Some very useful methods for suppressing the flow-induced vibration (FIV) of a single cylinder are known to potentially have a limited efficiency for tandem-arrangement cylinders. In this paper, three splitter plates uniformly attached around a cylinder with an angle of 120° are proposed to suppress the FIVs of both a single cylinder and two tandem-arrangement cylinders in a wind tunnel at Re = 4000–45,200. The splitter plates’ length to diameter ratios, L/Ds (where L is the length of the splitter plate and D is the cylinder diameter), are set from 0.1 to 0.8. The results show that the proposed method not only effectively suppresses the vortex-induced vibration (VIV) for a single cylinder, but also successfully mitigates the wake-induced galloping (WIG) for two tandem-arrangement cylinders.
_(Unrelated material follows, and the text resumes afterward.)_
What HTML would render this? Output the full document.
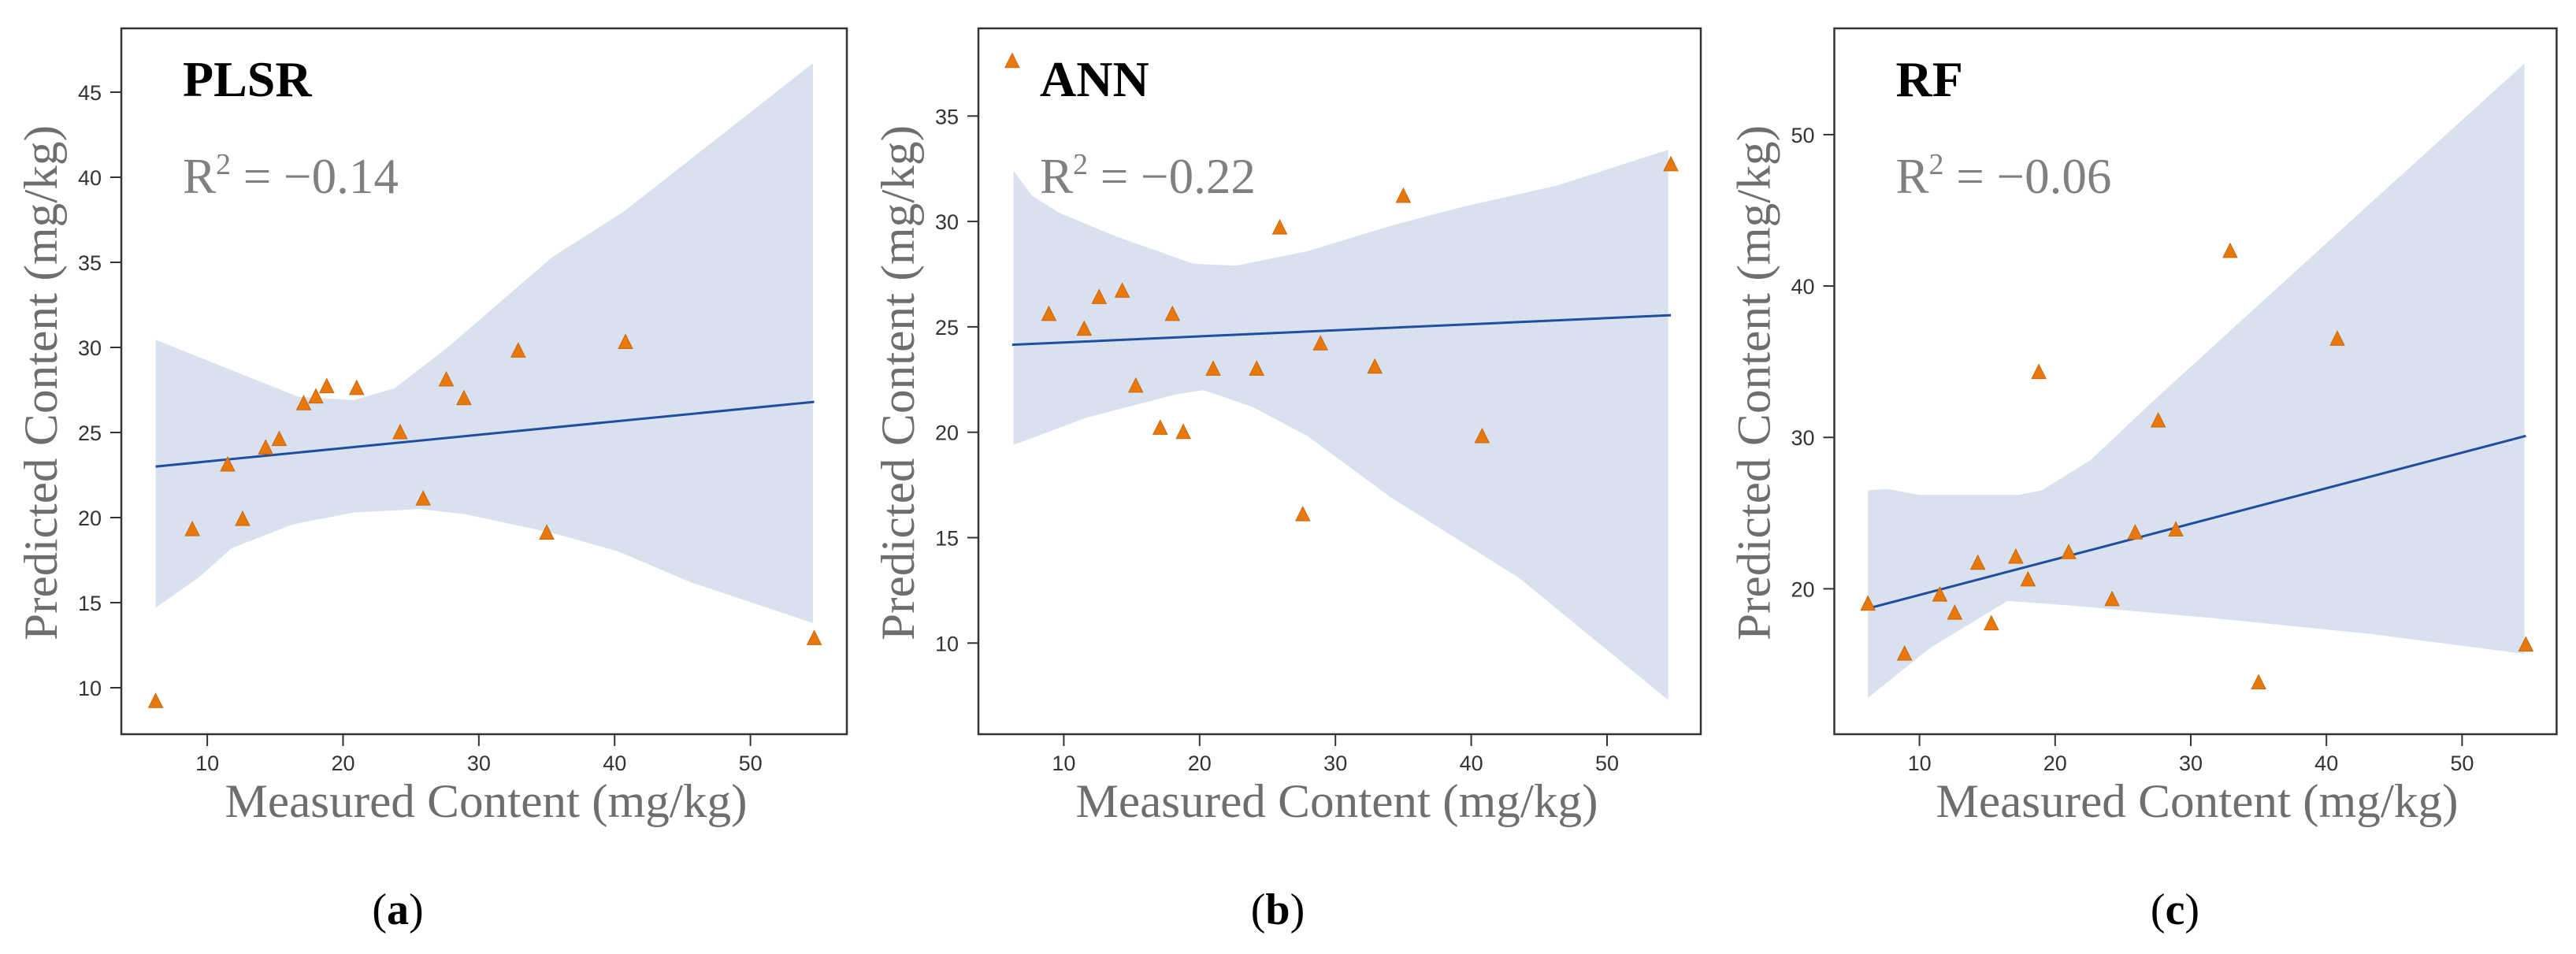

The vibrations of the single cylinders are effectively suppressed, consistently achieving suppression efficiencies over 95% for L/Ds = 0.2–0.8, with a notable peak efficiency of 98.4% at L/D = 0.2. For the two tandem-arrangement cylinders at S/D = 4.0 (where S is the center-to-center spacing between the two cylinders), the suppression efficiencies of the upstream cylinder exceed 96% for L/D = 0.2–0.8, with an optimal efficiency of 97.4% at L/D = 0.6. The downstream cylinder exhibits vibration only at L/Ds = 0.1, 0.2, and 0.4, resulting in suppression efficiencies of 80.3%, 67.1%, and 91.0%. The vibrations remain fully suppressed throughout the entire reduced velocity range for L/Ds = 0.6–0.8, reaching an optimal efficiency of 98.7% at L/D = 0.6. Three regimes of fs/fn characteristics can be classified for the single cylinder, and the wake structures show that shear layers develop along the front plate before attaching on the cylinder and are then offset to either side of the cylinder by the two rear splitter plates, contributing to the absence of periodic vortex shedding.